En outre, une réforme de l’assurance chômage, mise en œuvre le 1er février 2023 et qui vise à réduire le temps pendant lequel les chercheurs d’emploi peuvent bénéficier d’allocations si le taux de chômage est sous la barre de 9 %, devrait rapporter 4,5 milliards d’euros par an à partir de 2025.

L’étendue du bouclier tarifaire, enfin, a été réduite au profit d’aides plus spécifiques.

«La question de la maîtrise des finances publiques revient sur le devant de la scène parce que l’économie ralentit et que les taux d’intérêt augmentent », a déclaré à EURACTIV Charlotte de Montpellier, économiste senior chez ING.

Tant et si bien que le coût de la dette représentait près de 50 milliards d’euros en 2022, selon le média spécialisé fipeco.

« Nous avons de bons arguments à faire valoir », a déclaré le ministre de I’Économie Bruno Le Maire à France Inter, quelques jours avant la publication par S&P de la nouvelle notation financière de la France, vendredi (2 juin). [CHRISTOPHE PETIT TESSON/EPA-EFE]

Une dégradation est-elle grave ?

Le gouvernement s’est donc attelé à la tâche pour prouver à S&P — et, indirectement, aux marchés financiers — qu’il prend la réduction de la dette au sérieux.

Si la dégradation de la note se concrétise vendredi, « le coût de financement sur le marché obligataire augmentera pour l’Etat français, rendant les emprunts plus coûteux. En conséquence, la charge de la dette s’en trouvera augmentée », a expliqué à EURACTIV Jezabel Couppey-Soubeyran, maîtresse de conférence à Paris I-Sorbonne et spécialiste de l’économie financière.

Les agences de notation de crédit suivent et accentuent les réalités du marché, plutôt qu’elles n’anticipent de nouvelles tendances, a-t-elle ajouté.

En ce sens, une dégradation de la note « est déjà largement intégrée dans le calcul des taux par les investisseurs », souligne Mme de Montpellier, de telle sorte que l’annonce vendredi, si effectivement elle se confirme, n’aura que peu ou pas d’effet sur la situation économique du pays.

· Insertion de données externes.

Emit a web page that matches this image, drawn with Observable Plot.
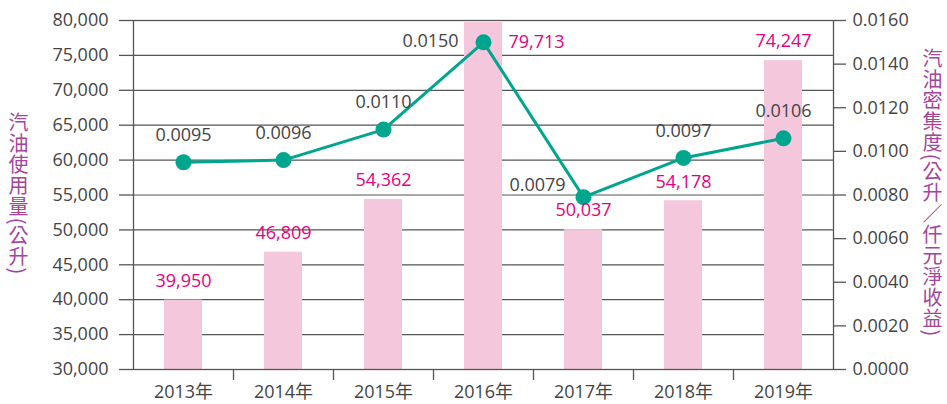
<!DOCTYPE html>
<html>
<head>
<meta charset="utf-8">
<script src="https://cdn.jsdelivr.net/npm/d3@7"></script>
<script src="https://cdn.jsdelivr.net/npm/@observablehq/plot@0.6"></script>
<style>
  html, body { margin: 0; padding: 0; background: #fff; }
  #wrap { position: relative; width: 947px; height: 404px; }
  .vtitle {
    position: absolute;
    writing-mode: vertical-rl;
    font-family: "Noto Sans CJK TC", "Noto Sans", sans-serif;
    font-size: 20px;
    letter-spacing: 1px;
    color: #a4449b;
    line-height: 20px;
    transform: translateY(-50%);
    white-space: nowrap;
  }
  .slash { text-orientation: upright; font-feature-settings: "vert" 0, "vrt2" 0; }
</style>
</head>
<body>
<div id="wrap">
  <div class="vtitle" id="lt" style="left:8px; top:194px;">汽油使用量(公升)</div>
  <div class="vtitle" id="rt" style="left:922px; top:193px;">汽油密集度(公升<span class="slash">／</span>仟元淨收益)</div>
</div>
<script>
const years = ["2013年", "2014年", "2015年", "2016年", "2017年", "2018年", "2019年"];
const usage = [39950, 46809, 54362, 79713, 50037, 54178, 74247];
const intensity = [0.0095, 0.0096, 0.0110, 0.0150, 0.0079, 0.0097, 0.0106];
const leftTicks = [30000, 35000, 40000, 45000, 50000, 55000, 60000, 65000, 70000, 75000, 80000];
const rightTicks = [0, 0.002, 0.004, 0.006, 0.008, 0.010, 0.012, 0.014, 0.016];

const leftMin = 30000, leftMax = 80000, rightMax = 0.016;
const toLeft = v => leftMin + v / rightMax * (leftMax - leftMin);
const fromLeft = y => (y - leftMin) / (leftMax - leftMin) * rightMax;

const data = years.map((year, i) => ({year, usage: usage[i], intensity: intensity[i]}));

const W = 947, H = 404, ML = 133, MR = 114, MT = 20, MB = 35;
const bw = (W - ML - MR) / years.length;

const font = "'Open Sans', 'Noto Sans CJK TC', sans-serif";
const pink = "#f5c7dc", teal = "#00a58d", magenta = "#e5007f", grey = "#444";

const special = d => d.year === "2016年";
const special2 = d => d.year === "2017年";
const lineSpecial = d => d.year === "2016年" || d.year === "2017年";

const chart = Plot.plot({
  width: W, height: H,
  marginLeft: ML, marginRight: MR, marginTop: MT, marginBottom: MB,
  x: {domain: years, padding: 0, axis: null, label: null},
  y: {domain: [leftMin, leftMax], axis: null, label: null},
  style: {fontFamily: font, fontSize: "18px", color: grey, background: "transparent"},
  marks: [
    Plot.ruleY(leftTicks, {y: d => d, stroke: "#555", strokeWidth: 1.2}),
    Plot.barY(data, {x: "year", y1: leftMin, y2: "usage", fill: pink, insetLeft: 31, insetRight: 31}),
    Plot.frame({stroke: "#555", strokeWidth: 1.3}),
    Plot.axisX({tickSize: 0, tickPadding: 16, fontSize: 18, fill: grey, label: null}),
    Plot.axisX(years.slice(1), {tickSize: 11, tickFormat: () => "", dx: -bw / 2, stroke: "#555", strokeWidth: 1.3, label: null}),
    Plot.axisY(leftTicks, {anchor: "left", tickSize: 14, tickPadding: 11, tickFormat: d3.format(","), fontSize: 18, fill: grey, stroke: "#555", strokeWidth: 1.3, label: null}),
    Plot.axisY(rightTicks.map(toLeft), {anchor: "right", tickSize: 12, tickPadding: 7, tickFormat: d => fromLeft(d).toFixed(4), fontSize: 18, fill: grey, stroke: "#555", strokeWidth: 1.3, label: null}),
    Plot.line(data, {x: "year", y: d => toLeft(d.intensity), stroke: teal, strokeWidth: 3}),
    Plot.dot(data, {x: "year", y: d => toLeft(d.intensity), r: 8, fill: teal}),
    Plot.text(data.filter(d => !special(d)), {x: "year", y: "usage", text: d => d3.format(",")(d.usage), dy: -19, fill: magenta, fontSize: 18}),
    Plot.text(data.filter(special), {x: "year", y: "usage", text: d => d3.format(",")(d.usage), dx: 53, dy: 20, fill: magenta, fontSize: 18}),
    Plot.text(data.filter(d => !lineSpecial(d)), {x: "year", y: d => toLeft(d.intensity), text: d => d.intensity.toFixed(4), dy: -27, fill: grey, fontSize: 18}),
    Plot.text(data.filter(special), {x: "year", y: d => toLeft(d.intensity), text: d => d.intensity.toFixed(4), dx: -53, dy: -1, fill: grey, fontSize: 18}),
    Plot.text(data.filter(special2), {x: "year", y: d => toLeft(d.intensity), text: d => d.intensity.toFixed(4), dx: -46, dy: -12, fill: grey, fontSize: 18})
  ]
});
chart.style.position = "absolute";
chart.style.left = "0px";
chart.style.top = "0px";
document.getElementById("wrap").prepend(chart);
</script>
</body>
</html>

Quant à Eric Heyer, directeur de l’Observatoire français des conjonctures économiques (OFCE), il va même plus loin : même dégradée, « la note reste bonne », écrit-il pour The Conversation.

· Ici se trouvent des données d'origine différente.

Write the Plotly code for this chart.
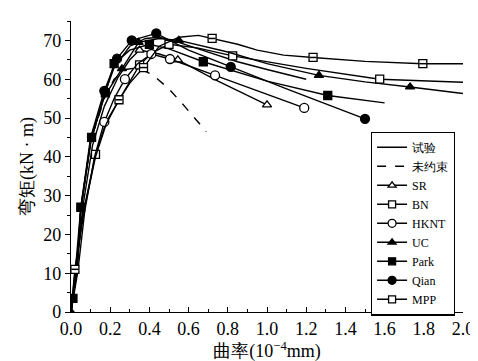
import plotly.graph_objects as go

# ---------------- data ----------------
test_x = [0, 0.01, 0.03, 0.05, 0.10, 0.17, 0.22, 0.30, 0.38, 0.45, 0.55, 0.70, 0.85, 1.00, 1.20]
test_y = [0, 3.5, 11, 26, 44, 56, 63, 68.5, 70.5, 70.8, 69.5, 67, 64.5, 62.5, 60]

unc_x = [0, 0.01, 0.03, 0.05, 0.10, 0.17, 0.22, 0.28, 0.34, 0.42, 0.50, 0.58, 0.69]
unc_y = [0, 3.5, 11, 26.5, 44, 55, 60, 62.5, 63, 61, 57.5, 53, 46.5]

sr_x = [0, 0.01, 0.03, 0.06, 0.11, 0.17, 0.24, 0.30, 0.35, 0.45, 0.545, 0.75, 1.00]
sr_y = [0, 3.5, 11, 27, 43, 53, 60.5, 65, 67.5, 66.5, 65, 59.5, 53.4]
sr_mx = [0.35, 0.545, 1.00]
sr_my = [67.5, 65, 53.4]

bn_x = [0, 0.02, 0.06, 0.125, 0.18, 0.245, 0.30, 0.35, 0.42, 0.50, 0.65, 0.825, 1.20, 1.575, 2.00]
bn_y = [0, 10, 25, 40.6, 49, 54.7, 59.5, 63.7, 67, 69, 68, 66, 62.8, 60, 59.2]
bn_mx = [0.125, 0.35, 0.50, 0.825, 1.575]
bn_my = [40.6, 63.7, 69, 66, 60]

hk_x = [0, 0.01, 0.035, 0.07, 0.12, 0.17, 0.22, 0.275, 0.34, 0.41, 0.505, 0.735, 1.19]
hk_y = [0, 3, 10.5, 26, 40, 49, 55, 60, 64, 66.5, 65.2, 61, 52.6]
hk_mx = [0.17, 0.275, 0.41, 0.505, 0.735, 1.19]
hk_my = [49, 60, 66.5, 65.2, 61, 52.6]

uc_x = [0, 0.01, 0.03, 0.05, 0.10, 0.17, 0.26, 0.345, 0.45, 0.55, 0.80, 1.00, 1.265, 1.50, 1.73, 2.00]
uc_y = [0, 3.5, 11, 26.5, 44, 55.5, 62.7, 69.5, 70.5, 70, 67, 64, 61, 59.3, 58, 56.3]
uc_mx = [0, 0.26, 0.345, 0.55, 1.265, 1.73]
uc_my = [0, 62.7, 69.5, 70, 61, 58]

pk_x = [0, 0.01, 0.05, 0.105, 0.175, 0.22, 0.30, 0.40, 0.50, 0.675, 1.00, 1.31, 1.60]
pk_y = [0, 3.5, 27, 45, 56.5, 64, 67.5, 69, 67.8, 64.5, 59.5, 55.8, 53.9]
pk_mx = [0.01, 0.05, 0.105, 0.175, 0.22, 0.40, 0.675, 1.31]
pk_my = [3.5, 27, 45, 56.5, 64, 69, 64.5, 55.8]

qi_x = [0, 0.01, 0.03, 0.05, 0.10, 0.17, 0.235, 0.31, 0.435, 0.60, 0.815, 1.10, 1.50]
qi_y = [0, 3.5, 11, 27, 45, 57, 65.3, 70, 71.8, 67.5, 63.2, 57.5, 49.8]
qi_mx = [0.17, 0.235, 0.31, 0.435, 0.815, 1.50]
qi_my = [57, 65.3, 70, 71.8, 63.2, 49.8]

mpp_x = [0, 0.02, 0.07, 0.125, 0.18, 0.245, 0.30, 0.37, 0.45, 0.55, 0.65, 0.72, 0.85, 0.95, 1.085, 1.235, 1.50, 1.795, 2.00]
mpp_y = [0, 11, 27, 40, 48.5, 54.7, 59, 63, 68.5, 70.8, 71.3, 70.5, 69, 67.5, 66.2, 65.6, 64.6, 64, 64]
mpp_mx = [0.02, 0.245, 0.37, 0.72, 1.235, 1.795]
mpp_my = [11, 54.7, 63, 70.5, 65.6, 64]

x_ticks = [0, 0.2, 0.4, 0.6, 0.8, 1.0, 1.2, 1.4, 1.6, 1.8, 2.0]
x_tick_text = ["0.0", "0.2", "0.4", "0.6", "0.8", "1.0", "1.2", "1.4", "1.6", "1.8", "2.0"]
y_ticks = [0, 10, 20, 30, 40, 50, 60, 70]

FONT = "Liberation Serif"
LW = 1.4

fig = go.Figure()

def series(name, x, y, mx=None, my=None, symbol=None, fill="black", size=8, dash="solid"):
    fig.add_trace(go.Scatter(x=x, y=y, mode="lines", line=dict(color="black", width=LW, dash=dash),
                             showlegend=False, hoverinfo="skip"))
    if mx is not None:
        fig.add_trace(go.Scatter(x=mx, y=my, mode="markers",
                                 marker=dict(symbol=symbol, size=size, color=fill,
                                             line=dict(color="black", width=1.3)),
                                 showlegend=False, hoverinfo="skip"))
    # legend entry
    if symbol is None:
        fig.add_trace(go.Scatter(x=[None], y=[None], mode="lines", name=name,
                                 line=dict(color="black", width=LW, dash=dash)))
    else:
        fig.add_trace(go.Scatter(x=[None], y=[None], mode="lines+markers", name=name,
                                 line=dict(color="black", width=LW),
                                 marker=dict(symbol=symbol, size=size - 1, color=fill,
                                             line=dict(color="black", width=1.3))))

series("试验", test_x, test_y)
series("未约束", unc_x, unc_y, dash="dash")
series("SR", sr_x, sr_y, sr_mx, sr_my, "triangle-up", "white", 8)
series("BN", bn_x, bn_y, bn_mx, bn_my, "square", "white", 8)
series("HKNT", hk_x, hk_y, hk_mx, hk_my, "circle", "white", 9)
series("UC", uc_x, uc_y, uc_mx, uc_my, "triangle-up", "black", 8)
series("Park", pk_x, pk_y, pk_mx, pk_my, "square", "black", 8)
series("Qian", qi_x, qi_y, qi_mx, qi_my, "circle", "black", 9)
series("MPP", mpp_x, mpp_y, mpp_mx, mpp_my, "square", "white", 8)
# inner bar of MPP markers
fig.add_trace(go.Scatter(x=mpp_mx, y=mpp_my, mode="markers",
                         marker=dict(symbol="line-ew", size=5, color="black",
                                     line=dict(color="black", width=1.5)),
                         showlegend=False, hoverinfo="skip"))

fig.update_layout(
    width=478, height=361,
    margin=dict(l=63, r=15, t=13, b=50),
    paper_bgcolor="white", plot_bgcolor="white",
    font=dict(family=FONT, size=18, color="black"),
    showlegend=True,
    legend=dict(x=0.765, y=0.62, xanchor="left", yanchor="top",
                bordercolor="black", borderwidth=1.2, bgcolor="white",
                font=dict(family=FONT, size=12, color="black"),
                itemwidth=30, tracegroupgap=0),
    xaxis=dict(range=[0, 2.0], tickvals=x_ticks, ticktext=x_tick_text,
               ticks="inside", ticklen=5, tickwidth=1.2, tickcolor="black",
               minor=dict(ticks="inside", ticklen=3, dtick=0.1, tickcolor="black", tickwidth=1),
               showline=True, linecolor="black", linewidth=1.4, showgrid=False, zeroline=False,
               title=dict(text="曲率(10<sup>−4</sup>mm)", font=dict(family=FONT, size=18), standoff=6),
               tickfont=dict(family=FONT, size=18)),
    yaxis=dict(range=[0, 75], tickvals=y_ticks,
               ticks="outside", ticklen=5, tickwidth=1.2, tickcolor="black",
               minor=dict(ticks="outside", ticklen=3, dtick=5, tickcolor="black", tickwidth=1),
               showline=True, linecolor="black", linewidth=1.4, showgrid=False, zeroline=False,
               title=dict(text="弯矩(kN · m)", font=dict(family=FONT, size=18), standoff=4),
               tickfont=dict(family=FONT, size=18)),
)

fig.write_html("out.html")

Tout investisseur raisonne en termes relatifs, explique M. Hayer, et la France conserve l’une des notes les plus élevées au monde. Elle se situe en dessous de l’Allemagne, des Pays-Bas et des États-Unis, mais au même niveau que le Royaume-Uni et la Belgique, et mieux placée que la Chine et le Japon.

Financer la transition écologique

Alors que la réduction de la dette semble revenir dans l’agenda politique, d’autres avertissent que la transition écologique nécessitera des financements importants : jusqu’à 66 milliards d’euros chaque année à l’horizon 2030, selon un rapport publié récemment, qui ne veut pas exclure l’endettement public.

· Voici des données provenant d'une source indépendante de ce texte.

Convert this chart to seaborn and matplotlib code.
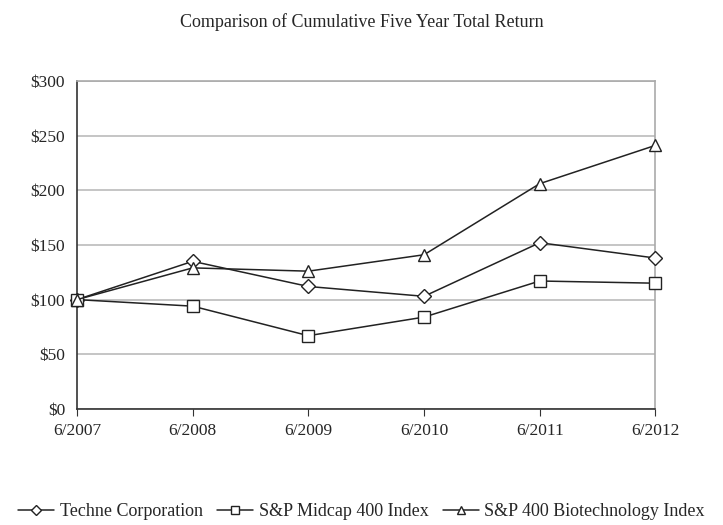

« Retarder au nom de la maîtrise de l’endettement public des investissements nécessaires
à l’atteinte de la neutralité climatique n’améliorerait que facialement la situation, sans aucun bénéfice sur le fond », écrivent Jean Pisani-Ferry et Selma Mahfouz, coauteurs du rapport.

La question n’est pas tant l’utilisation de la dette comme mécanisme de financement, que les projets et dépenses pour lesquels elle est utilisée. Ainsi doit-elle se concentrer sur des projets rentables sur le temps long – tant sur le plan financier qu’écologique, par exemple.

Il est donc impératif de commencer à réfléchir à des financements alternatifs pour les dépenses relatives à la transition écologique mais dont la rentabilité est faible ou nulle, explique Mme Couppey-Soubeyran, qui préconise la création de sociétés financières publiques, dont le rôle serait de subventionner les dépenses non-éligibles à de la dette.

Le rapport Pisani-Mahfouz parle aussi d’un Impôt sur la fortune (ISF) « vert », qui prendrait la forme d’un prélèvement forfaitaire exceptionnel de 5 % sur les actifs financiers des 10 % des ménages les plus aisés. Une telle mesure rapporterait 150 milliards d’euros sur trente ans, soit cinq milliards par an.

Loin des 66 milliards d’euros nécessaires chaque année, mais un bon début, soulignent les experts.

Toutefois, M. Le Maire a totalement exclu cette option, refusant d’alourdir la charge fiscale des Français les plus fortunés, « qui payent 75 % de l’impôt sur le revenu ».

En espérant que le message passe chez S&P.